Once a public campground, Shinitzky purchased the pristine river property with plans to develop a private, gated community with a total of 32 small lots.
The Nantahala River is surrounded by national forest, making the Mystic River development a rare opportunity to own a piece of land in the gorge. Despite pushback from the outdoor recreation community who felt the development would destroy the natural setting of the Nantahala Gorge, the lots sold in a matter of weeks following an aggressive marketing campaign. People paid between $225,000 and $375,000 for lots that on average were only one-third of an acre.
The economy and the housing market were in a much different state in 2006, but with the recession hitting everyone hard in 2007, developers all over the country were in way over their heads. Many developers building large up-scale subdivisions in Western North Carolina cut their losses during the height of the recession, leaving property owners in the lurch on their investments.
Shinitzky also made many promises to the people buying up lots — Mystic Lands was going to be a nirvana with topnotch amenities including a clubhouse and observatory on top of the ridge.
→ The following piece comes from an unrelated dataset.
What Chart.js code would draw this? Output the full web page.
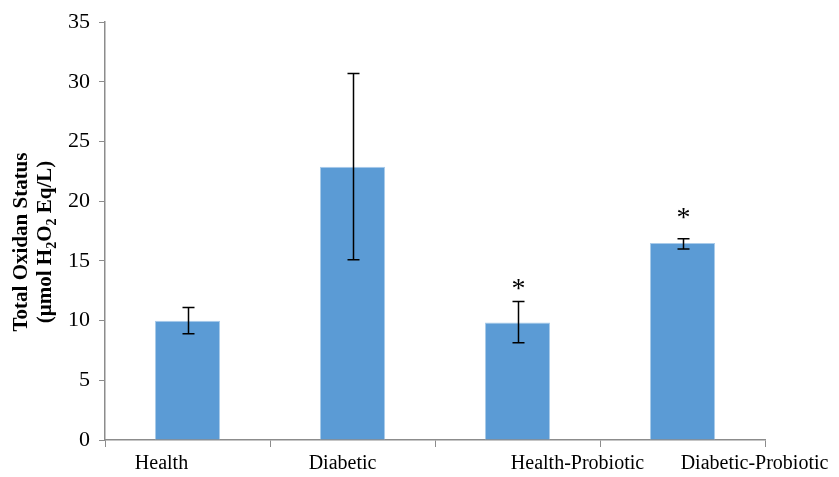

Shinitzky was proud to say on the stand that he was one of the few developers determined to stick it out after the real estate bubble burst — after all he was also a property owner in the Mystic Lands community.
“I have built this place and loved this place and sacrificed for 12 years and spent millions only to try to steal a few thousand dollars? Are you kidding me?” Shinitzky said while testifying.
Even though the lots sold at record speed, home construction was slow moving as property owners waited for a better economic climate to construct their dream second homes.
By 2012, construction was rebounding and nearly a dozen property owners began designing and building their Mystic River homes. Things were looking up and all the property owners were working hand in hand with Shinitzky to see the completion of more homes and the amenities promised to them.
But patience wore thin by 2015 when homeowners weren’t seeing any progress being made — the specialized septic systems needed for the river property weren’t provided, roads up to the Mystic Ridge properties weren’t being paved and construction of the clubhouse and observatory wasn’t being done.
Property owners finally made contributions in the form of a $550,000 loan to get the clubhouse completed. Shinitzky did eventually pay back that loan to the POA members, but that was just the beginning of the financial struggles between property owners and the developer.
Construction of the observatory, a facility where homeowners could view the nighttime sky from the top of the ridge, didn’t get underway until the plaintiffs were already in court with Shinitzky. While property owners are happy it got done, the facility is definitely not what they were told it would be. An artist rendering shared with property owners displays a much nicer dome-shaped observatory while what was actually built looks like a small modular building with an observatory dome on top of it.